Many US and European luxury stocks are up 50% or more over the last year, and Western food concerns are benefiting too, as Asia grows a paunch under its Burberry coat, writes Eoin Treacy of Fullermoney.
According to a recent report from Deutsche Bank, over the next decade, “there is going to be an explosion in the number of people in their 50s—peak earning-power years in hierarchical Asia.”
“This is a continuation of what happened in the past decade,” write Ajay Kapur, Priscilla Luk and Ritesh Samadhiya. “Luxury products and luxury property are already huge beneficiaries of these high earning empty-nesters. They are likely to continue to prosper.
“The region's income inequality only reinforces this theme. This idea is better played by buying the global plutonomy brands, rather than the Asian brands, given the valuation differentials.”

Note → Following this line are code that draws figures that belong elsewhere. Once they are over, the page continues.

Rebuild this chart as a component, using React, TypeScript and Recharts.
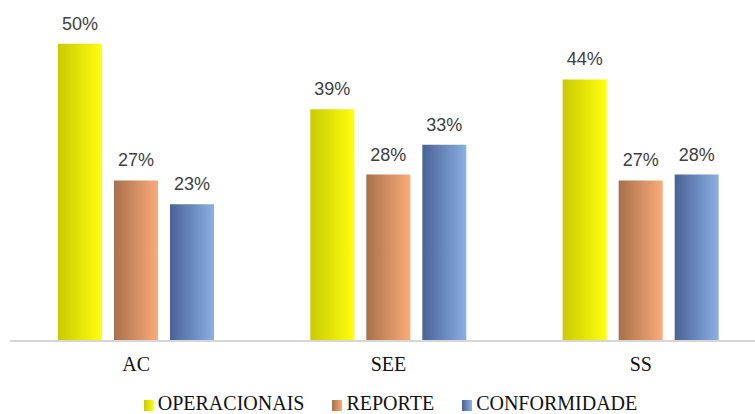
import { BarChart, Bar, XAxis, YAxis, Legend, LabelList } from "recharts"

const categories = ["AC", "SEE", "SS"]
const operacionais = [50, 39, 44]
const reporte = [27, 28, 27]
const conformidade = [23, 33, 28]

const seriesNames = ["OPERACIONAIS", "REPORTE", "CONFORMIDADE"]

const data = categories.map((name, i) => ({
  name,
  operacionais: operacionais[i],
  reporte: reporte[i],
  conformidade: conformidade[i],
}))

const gradients = [
  { id: "gYellow", from: "#c9c900", to: "#ffff10" },
  { id: "gOrange", from: "#a8704a", to: "#fbab7a" },
  { id: "gBlue", from: "#4a6296", to: "#8cafe2" },
]

function LegendContent() {
  return (
    <div
      style={{
        display: "flex",
        justifyContent: "center",
        alignItems: "center",
        paddingTop: 6,
        paddingLeft: 4,
        fontFamily: "'Liberation Serif', serif",
        fontSize: 20,
        color: "#111",
      }}
    >
      {seriesNames.map((n, i) => (
        <div key={n} style={{ display: "flex", alignItems: "center", marginRight: i < 2 ? 28 : 0 }}>
          <span
            style={{
              display: "inline-block",
              width: 10,
              height: 11,
              marginRight: 4,
              marginTop: 4,
              background: `linear-gradient(to right, ${gradients[i].from}, ${gradients[i].to})`,
            }}
          />
          <span>{n}</span>
        </div>
      ))}
    </div>
  )
}

export default function App() {
  const labelStyle = { fill: "#404040", fontSize: 18, fontFamily: "'Liberation Sans', Arial, sans-serif" }
  return (
    <div style={{ position: "fixed", left: 0, top: 0, width: 755, height: 414, overflow: "hidden", background: "#fff" }}>
      <BarChart
        width={780}
        height={414}
        data={data}
        margin={{ top: 14, right: 13, left: 10, bottom: 0 }}
        barSize={44}
        barGap={12}
      >
        <defs>
          {gradients.map((g) => (
            <linearGradient key={g.id} id={g.id} x1="0" y1="0" x2="1" y2="0">
              <stop offset="0%" stopColor={g.from} />
              <stop offset="100%" stopColor={g.to} />
            </linearGradient>
          ))}
        </defs>
        <XAxis
          dataKey="name"
          height={45}
          axisLine={{ stroke: "#d6d6d6", strokeWidth: 2 }}
          tickLine={false}
          tickSize={0}
          tickMargin={16}
          tick={{ fill: "#111", fontSize: 20, fontFamily: "'Liberation Serif', serif" }}
        />
        <YAxis hide domain={[0, 55]} />
        <Legend verticalAlign="bottom" height={28} content={<LegendContent />} />
        <Bar dataKey="operacionais" name="OPERACIONAIS" fill="url(#gYellow)" isAnimationActive={false}>
          <LabelList dataKey="operacionais" position="top" offset={14} formatter={(v: any) => `${v}%`} style={labelStyle} />
        </Bar>
        <Bar dataKey="reporte" name="REPORTE" fill="url(#gOrange)" isAnimationActive={false}>
          <LabelList dataKey="reporte" position="top" offset={14} formatter={(v: any) => `${v}%`} style={labelStyle} />
        </Bar>
        <Bar dataKey="conformidade" name="CONFORMIDADE" fill="url(#gBlue)" isAnimationActive={false}>
          <LabelList dataKey="conformidade" position="top" offset={14} formatter={(v: any) => `${v}%`} style={labelStyle} />
        </Bar>
      </BarChart>
    </div>
  )
}
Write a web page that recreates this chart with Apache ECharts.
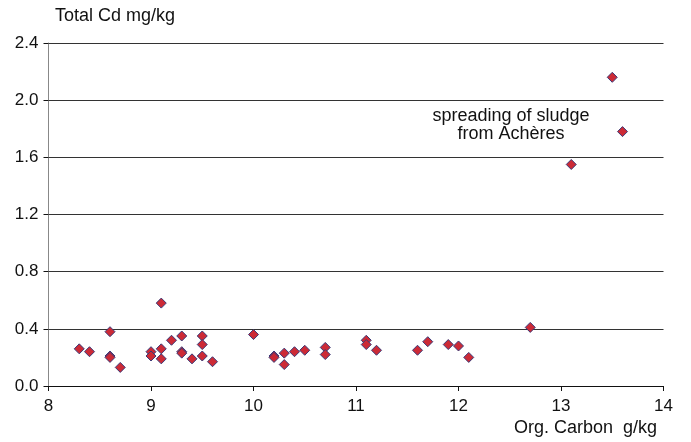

The global population is growing at approximately 1% a year, and the global economy is growing at approximately 3%. The world's population centers are growing considerably faster.
So what, you might say—China and India have always had considerably larger populations than just about anywhere else, so what is different this time?
China in particular has embraced capitalism, albeit with Chinese characteristics. India, despite bureaucratic inertia, is doing the same. Standards of economic, civil, and corporate governance are improving.
For the first time in living memory, not only are these economies expanding, but a clear path of social advancement is opening up for hundreds of millions of people. It’s the American dream with Asian characteristics.
As standards of living improve, per-capita consumption of just about all goods and services increases. Over the last decade, China has been building cities, roads, railways, airports, power stations, sewers, water treatment facilities, and industry.
China's people have benefited enormously from this investment and the accompanying economic growth. The number of people in the middle classes has swollen considerably. Their appetite for a higher standard of living is undiminished, and has been a boon for globally oriented companies offering goods and services previously beyond the reach of most people.
A performance screen of a selection of 16 luxury brands exhibits a high degree of commonality, with almost all shares trending relatively consistently, and finding support in the region of their respective 200-day moving averages during periods of consolidation.
[Of the 16 stocks, Burberry Group (London: BRBY) and Bulgari (Milan: BUL, OTC: BULIF) have more than doubled in value in a year, while Luxottica (LUX) looks up at the field with a gain of 12% over that span. The median 12-month gain for the group is nearly 50%—Editor.]
Global food companies with a strong Asian presence also share this characteristic. Nestle (OTC: NSRGY, Zurich: NESN), Unilever (UL, UN), Associated British Foods (OTC: ASBFY, London: ABF), Heinz (HNZ), Kraft (KFT) and General Mills (GIS) all share positions of relative outperformance.
Automobile manufacturers, at the low end and high end of the spectrum, are also outperforming. Many of these shares are currently somewhat overextended, relative to their respective means, and would be best bought following reversions.
The emergence of literally hundreds of millions of people with considerably more disposable income is helping to drive bull markets for companies capable of supplying them with what they want and need.